The U.S. Securities and Exchange Commission announced this week that it will meet August 22 to vote publicly on rules requiring companies to disclose whether any of their products contain “conflict minerals” sourced from the Democratic Republic of the Congo. The rules are required by the 2010 Dodd-Frank Wall Street Reform and Consumer Protection Act and have been a source of controversy for more than a year-and-a-half as business groups, government leaders, human rights activists and others argue over implementation details.

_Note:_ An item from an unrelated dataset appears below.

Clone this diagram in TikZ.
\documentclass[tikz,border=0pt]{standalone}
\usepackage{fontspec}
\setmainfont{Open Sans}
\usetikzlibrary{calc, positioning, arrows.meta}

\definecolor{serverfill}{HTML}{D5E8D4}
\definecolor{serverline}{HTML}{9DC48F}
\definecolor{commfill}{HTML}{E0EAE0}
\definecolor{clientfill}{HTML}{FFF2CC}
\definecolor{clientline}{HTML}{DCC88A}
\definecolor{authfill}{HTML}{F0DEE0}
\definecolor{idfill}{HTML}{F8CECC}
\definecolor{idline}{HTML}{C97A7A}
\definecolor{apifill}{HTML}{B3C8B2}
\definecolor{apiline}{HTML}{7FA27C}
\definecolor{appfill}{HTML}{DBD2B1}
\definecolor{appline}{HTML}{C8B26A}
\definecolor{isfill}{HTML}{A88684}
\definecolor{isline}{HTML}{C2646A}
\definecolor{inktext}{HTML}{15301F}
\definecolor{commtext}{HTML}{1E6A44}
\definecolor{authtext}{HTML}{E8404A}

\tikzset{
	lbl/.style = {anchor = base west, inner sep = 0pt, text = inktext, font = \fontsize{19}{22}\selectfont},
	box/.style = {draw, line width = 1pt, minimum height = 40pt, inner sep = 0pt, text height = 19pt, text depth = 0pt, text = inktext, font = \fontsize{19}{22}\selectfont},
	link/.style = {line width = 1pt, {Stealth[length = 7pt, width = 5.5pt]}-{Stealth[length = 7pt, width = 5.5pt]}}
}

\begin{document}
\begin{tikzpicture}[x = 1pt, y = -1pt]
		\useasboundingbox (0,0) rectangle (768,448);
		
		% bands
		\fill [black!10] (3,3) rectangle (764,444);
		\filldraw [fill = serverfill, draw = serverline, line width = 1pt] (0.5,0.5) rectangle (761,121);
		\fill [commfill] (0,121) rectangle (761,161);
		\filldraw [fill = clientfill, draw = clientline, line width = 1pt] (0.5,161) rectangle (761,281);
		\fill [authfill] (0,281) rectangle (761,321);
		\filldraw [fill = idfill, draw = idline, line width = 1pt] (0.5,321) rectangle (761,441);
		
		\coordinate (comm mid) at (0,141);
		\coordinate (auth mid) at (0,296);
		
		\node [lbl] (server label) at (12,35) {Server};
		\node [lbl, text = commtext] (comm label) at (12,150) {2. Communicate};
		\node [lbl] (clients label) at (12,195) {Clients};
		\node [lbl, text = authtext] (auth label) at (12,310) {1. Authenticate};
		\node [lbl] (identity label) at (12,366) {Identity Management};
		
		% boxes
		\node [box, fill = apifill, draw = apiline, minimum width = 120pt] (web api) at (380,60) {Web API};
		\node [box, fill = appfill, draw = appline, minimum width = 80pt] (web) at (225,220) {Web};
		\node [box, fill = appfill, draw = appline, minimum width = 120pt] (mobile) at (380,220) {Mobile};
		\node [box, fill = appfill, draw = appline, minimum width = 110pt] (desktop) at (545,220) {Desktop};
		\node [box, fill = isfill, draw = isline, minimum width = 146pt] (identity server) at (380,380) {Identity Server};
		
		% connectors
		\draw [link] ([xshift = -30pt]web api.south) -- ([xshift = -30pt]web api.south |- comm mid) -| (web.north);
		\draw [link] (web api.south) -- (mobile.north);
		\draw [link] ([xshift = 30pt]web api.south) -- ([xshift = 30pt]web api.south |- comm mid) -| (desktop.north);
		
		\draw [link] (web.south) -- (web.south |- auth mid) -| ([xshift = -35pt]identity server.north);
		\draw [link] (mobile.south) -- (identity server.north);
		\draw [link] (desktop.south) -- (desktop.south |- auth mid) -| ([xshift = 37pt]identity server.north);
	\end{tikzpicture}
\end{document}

The conflict minerals rule would require publicly traded companies to disclose annually whether or not they have used tantalum, tin, tungsten and gold mined from the DRC, where trade in such minerals fuels criminal networks and is perpetuating violence in the region. The legislation aims to stem violence in the area by curtailing trade and stopping the flow of money to violent regimes.
The legislation will have a profound effect on the electronics industry, as the minerals in question are widely used in electrical and electronic equipment. Industry leaders and other business groups have urged the SEC to consider phasing in the regulations to allow them time to develop traceability and compliance data. They argue that the complexity of the supply chain, political controversy over the rules and refusal of countries such as China to divulge the sources of its raw materials further complicate the issue.

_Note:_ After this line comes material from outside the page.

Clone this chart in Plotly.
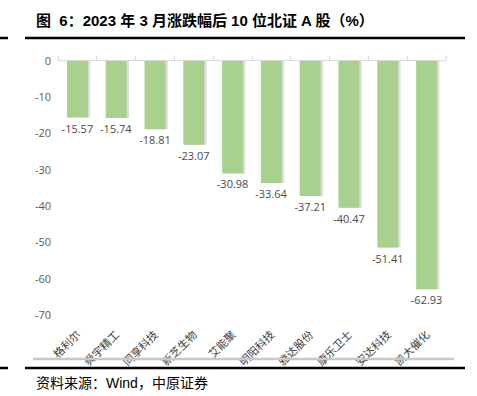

The SEC was scheduled to finalize the rules in April 2011, but extended its deadline following overwhelming input from business leaders over the difficulty involved in implementing the regulations. The SEC was supposed to issue its final rules early this year—between January and June—and set the August 22 date following increasing pressure from lawmakers in support of the legislation. On June 22, 58 members of Congress sent a letter to SEC Chairman Mary Schapiro criticizing the agency for the delays.